Rasim Özdenören'in 'İki Dünya' Adlı Eserinden Alıntılar



İslam, ulaşılmaz bir hedef gibi telakki ediliyorsa, bilinmeli ki, bunun sebebi, insanların kendilerine yeteri kadar zaman (sabır) tanımamış olmasından ileri geliyor. Sosyal/siyasal şartlara tekabül etmek üzere ileri sürülen mantık kurgusu paradoksal bir açmaz olarak ileri sürülse bile, İslam'ın, yaşanılan gerçeğin içinden fışkıracağı unutulmamalıdır.

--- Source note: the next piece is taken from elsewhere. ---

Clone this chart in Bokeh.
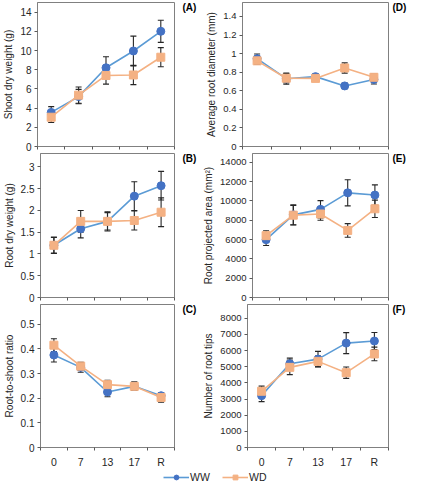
import numpy as np
from bokeh.plotting import figure
from bokeh.models import (FixedTicker, NumeralTickFormatter, Whisker, TeeHead,
                          ColumnDataSource, Range1d, Label, Legend, LegendItem)
from bokeh.layouts import column, row
from bokeh.embed import file_html
from bokeh.resources import INLINE

# ---------------- data ----------------
stages = ["0", "7", "13", "17", "R"]
series_names = ["WW", "WD"]

shoot_ww = [3.55, 5.2, 8.2, 9.95, 12.0]
shoot_ww_se = [0.6, 0.75, 1.15, 1.55, 1.15]
shoot_wd = [3.05, 5.35, 7.4, 7.45, 9.3]
shoot_wd_se = [0.55, 0.85, 0.9, 1.0, 1.0]

root_ww = [1.2, 1.58, 1.75, 2.33, 2.57]
root_ww_se = [0.18, 0.21, 0.22, 0.33, 0.33]
root_wd = [1.2, 1.75, 1.75, 1.77, 1.96]
root_wd_se = [0.19, 0.25, 0.2, 0.22, 0.33]

ratio_ww = [0.375, 0.325, 0.225, 0.248, 0.21]
ratio_ww_se = [0.028, 0.02, 0.019, 0.017, 0.012]
ratio_wd = [0.415, 0.33, 0.255, 0.248, 0.203]
ratio_wd_se = [0.026, 0.016, 0.018, 0.017, 0.019]

diam_ww = [0.945, 0.73, 0.752, 0.652, 0.722]
diam_ww_se = [0.05, 0.06, 0.03, 0.03, 0.05]
diam_wd = [0.922, 0.735, 0.733, 0.845, 0.745]
diam_wd_se = [0.035, 0.05, 0.025, 0.055, 0.035]

area_ww = [5980, 8550, 9120, 10830, 10600]
area_ww_se = [600, 1050, 900, 1350, 1050]
area_wd = [6400, 8520, 8640, 6940, 9180]
area_wd_se = [500, 1000, 650, 700, 900]

tips_ww = [3210, 5180, 5470, 6460, 6590]
tips_ww_se = [370, 350, 480, 650, 530]
tips_wd = [3480, 4960, 5330, 4630, 5790]
tips_wd_se = [320, 450, 330, 350, 420]

y_labels = ["Shoot dry weight (g)", "Root dry weight (g)", "Root-to-shoot ratio",
            "Average root diameter (mm)", "Root projected area (mm\u00b2)", "Number of root tips"]
panel_tags = ["(A)", "(B)", "(C)", "(D)", "(E)", "(F)"]

shoot_ticks = [0, 2, 4, 6, 8, 10, 12, 14]
root_ticks = [0, 0.5, 1, 1.5, 2, 2.5, 3]
ratio_ticks = [0, 0.1, 0.2, 0.3, 0.4, 0.5]
diam_ticks = [0, 0.2, 0.4, 0.6, 0.8, 1.0, 1.2, 1.4]
area_ticks = [0, 2000, 4000, 6000, 8000, 10000, 12000, 14000]
tips_ticks = [0, 1000, 2000, 3000, 4000, 5000, 6000, 7000, 8000]

# ---------------- style ----------------
FONT = "Liberation Sans"
WW_LINE = "#5b9bd5"
WW_MARK = "#4472c4"
WD_COL = "#f4b183"
ERR_COL = "#262626"
FRAME_COL = "#808080"
TXT_COL = "#262626"

FRAME_H = 144


def borders(pos):
    bt = 2 if pos == "top" else 1
    bb = 22 if pos == "bottom" else 6
    return bt, bb


def make_panel(ww, ww_se, wd, wd_se, ylabel, ymax, ticks, fmt, right_col, pos):
    if right_col:
        bl, fw = 42, 146
    else:
        bl, fw = 30, 144
    br = 1
    bt, bb = borders(pos)
    height = bt + FRAME_H + bb
    n = len(stages)
    xs = np.arange(n) + 0.5
    p = figure(width=bl + fw + br, height=height, toolbar_location=None, output_backend="svg",
               x_range=Range1d(0, n), y_range=Range1d(0, ymax),
               min_border_left=bl, min_border_right=br, min_border_top=bt, min_border_bottom=bb)
    p.grid.visible = False
    p.outline_line_color = FRAME_COL
    p.outline_line_width = 1
    p.background_fill_color = "white"
    p.border_fill_color = "white"

    # x axis: labels at category centres, tick marks at boundaries
    xa = p.xaxis[0]
    bounds = list(np.arange(n + 1).astype(float))
    if pos == "bottom":
        xa.ticker = FixedTicker(ticks=list(xs), minor_ticks=bounds)
        xa.major_label_overrides = {float(x): s for x, s in zip(xs, stages)}
        xa.major_label_text_font_size = "10.5px"
        xa.major_label_standoff = 5
    else:
        xa.ticker = FixedTicker(ticks=[], minor_ticks=bounds)
        xa.major_label_standoff = 0
    xa.major_tick_out = 0
    xa.major_tick_in = 0
    xa.minor_tick_out = 3
    xa.minor_tick_in = 0
    xa.axis_line_color = FRAME_COL
    xa.minor_tick_line_color = "#595959"
    xa.major_label_text_font = FONT
    xa.major_label_text_color = TXT_COL

    ya = p.yaxis[0]
    ya.ticker = FixedTicker(ticks=ticks, minor_ticks=[])
    ya.formatter = NumeralTickFormatter(format=fmt)
    ya.major_tick_out = 3
    ya.major_tick_in = 0
    ya.minor_tick_out = 0
    ya.axis_line_color = FRAME_COL
    ya.major_tick_line_color = "#595959"
    ya.major_label_text_font = FONT
    ya.major_label_text_font_size = "10px" if not right_col else "9.5px"
    ya.major_label_text_color = TXT_COL
    ya.major_label_standoff = 3
    ya.axis_label = ylabel
    ya.axis_label_text_font = FONT
    ya.axis_label_text_font_size = "10px"
    ya.axis_label_text_font_style = "normal"
    ya.axis_label_text_color = TXT_COL
    ya.axis_label_standoff = 3

    # series
    src_ww = ColumnDataSource(dict(x=xs, y=ww, upper=np.array(ww) + np.array(ww_se),
                                   lower=np.array(ww) - np.array(ww_se)))
    src_wd = ColumnDataSource(dict(x=xs, y=wd, upper=np.array(wd) + np.array(wd_se),
                                   lower=np.array(wd) - np.array(wd_se)))
    p.line("x", "y", source=src_ww, line_color=WW_LINE, line_width=1.6)
    p.scatter("x", "y", source=src_ww, marker="circle", size=8,
              fill_color=WW_MARK, line_color=WW_MARK)
    p.line("x", "y", source=src_wd, line_color=WD_COL, line_width=1.6)
    p.scatter("x", "y", source=src_wd, marker="square", size=8,
              fill_color=WD_COL, line_color=WD_COL)
    for src in (src_ww, src_wd):
        p.add_layout(Whisker(base="x", upper="upper", lower="lower", source=src,
                             line_color=ERR_COL, line_width=1.1,
                             upper_head=TeeHead(size=6, line_color=ERR_COL, line_width=1.1),
                             lower_head=TeeHead(size=6, line_color=ERR_COL, line_width=1.1)))
    return p


def make_tag(tag, width, pos, x_off):
    bt, bb = borders(pos)
    t = figure(width=width, height=bt + FRAME_H + bb, toolbar_location=None, output_backend="svg",
               x_range=Range1d(0, 1), y_range=Range1d(0, 1),
               min_border_left=0, min_border_right=0, min_border_top=bt, min_border_bottom=bb,
               outline_line_color=None)
    t.axis.visible = False
    t.grid.visible = False
    t.add_layout(Label(x=0, y=1, x_units="data", y_units="data", x_offset=x_off, y_offset=1,
                       text=tag, text_font=FONT, text_font_size="10px",
                       text_font_style="bold", text_baseline="top", text_align="left",
                       text_color="#000000"))
    return t


pA = make_panel(shoot_ww, shoot_ww_se, shoot_wd, shoot_wd_se, y_labels[0],
                15.0, shoot_ticks, "0", False, "top")
pB = make_panel(root_ww, root_ww_se, root_wd, root_wd_se, y_labels[1],
                3.31, root_ticks, "0.[0]", False, "mid")
pC = make_panel(ratio_ww, ratio_ww_se, ratio_wd, ratio_wd_se, y_labels[2],
                0.58, ratio_ticks, "0.[0]", False, "bottom")
pD = make_panel(diam_ww, diam_ww_se, diam_wd, diam_wd_se, y_labels[3],
                1.55, diam_ticks, "0.[0]", True, "top")
pE = make_panel(area_ww, area_ww_se, area_wd, area_wd_se, y_labels[4],
                14900, area_ticks, "0", True, "mid")
pF = make_panel(tips_ww, tips_ww_se, tips_wd, tips_wd_se, y_labels[5],
                8850, tips_ticks, "0", True, "bottom")

tA = make_tag(panel_tags[0], 25, "top", 7)
tB = make_tag(panel_tags[1], 25, "mid", 7)
tC = make_tag(panel_tags[2], 25, "bottom", 7)
tD = make_tag(panel_tags[3], 20, "top", 3)
tE = make_tag(panel_tags[4], 20, "mid", 3)
tF = make_tag(panel_tags[5], 20, "bottom", 3)

# legend strip
leg = figure(width=409, height=14, toolbar_location=None, output_backend="svg",
             x_range=Range1d(0, 1), y_range=Range1d(0, 1), min_border=0,
             outline_line_color=None)
leg.axis.visible = False
leg.grid.visible = False
l1 = leg.line(x=[np.nan], y=[np.nan], line_color=WW_LINE, line_width=1.6)
s1 = leg.scatter(x=[np.nan], y=[np.nan], marker="circle", size=8,
                 fill_color=WW_MARK, line_color=WW_MARK)
l2 = leg.line(x=[np.nan], y=[np.nan], line_color=WD_COL, line_width=1.6)
s2 = leg.scatter(x=[np.nan], y=[np.nan], marker="square", size=8,
                 fill_color=WD_COL, line_color=WD_COL)
legend = Legend(items=[LegendItem(label=series_names[0], renderers=[l1, s1]),
                       LegendItem(label=series_names[1], renderers=[l2, s2])],
                orientation="horizontal", location=(163, 1),
                border_line_color=None, background_fill_alpha=0,
                padding=0, margin=0, spacing=12, glyph_width=26, glyph_height=12,
                label_text_font=FONT, label_text_font_size="10.5px", label_standoff=1,
                label_height=12, label_text_color=TXT_COL)
leg.add_layout(legend)

layout = column(row(pA, tA, pD, tD), row(pB, tB, pE, tE), row(pC, tC, pF, tF), leg)

open("out.html", "w").write(file_html(layout, INLINE))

Fakat yazık ki, çoğu kez, hepimiz aynı unutuş içine düşüyoruz. Ülkenin "kurgusal gerçeği" ile onun "fiilî gerçeğini" birbirine karıştırdığımızda, önümüzde aşılmaz görünen engellerle karşılaşıyoruz. Bu aşılmaz engelleri de önümüze bizzat kendimizin koyduğunu hatırlamıyoruz. Kendi icadımız olan kurgusal gerçeğe, ülkenin, kendiliğinden, zorunlu ve nesnel gerçeği imiş gibi muamelede bulunuyoruz.

Meselâ şimdi hâlihazırda, Türkiye'nin çevresinde (Balkanlarda, Kafkaslarda, Orta Doğu'da) olup biten olaylar karşısında fiilî gerçek Türkiye den Osmanlı ruhu müdahale etmesini dayatıyor. Oysa Türkiye, bütün bu olup bitenlere seyirci kalmayı tercih ediyor. Çünkü onun kendisine biçtiği "ulus devlet" rolü böyle bir tercihte bulunmasını telkin ediyor; hatta belki zorluyor. "Osmanlı ruhu" derken kastettiğimiz husus, doğrudan, bu devletin temel muharrik unsuru olan İslâmî telakki tarzıdır.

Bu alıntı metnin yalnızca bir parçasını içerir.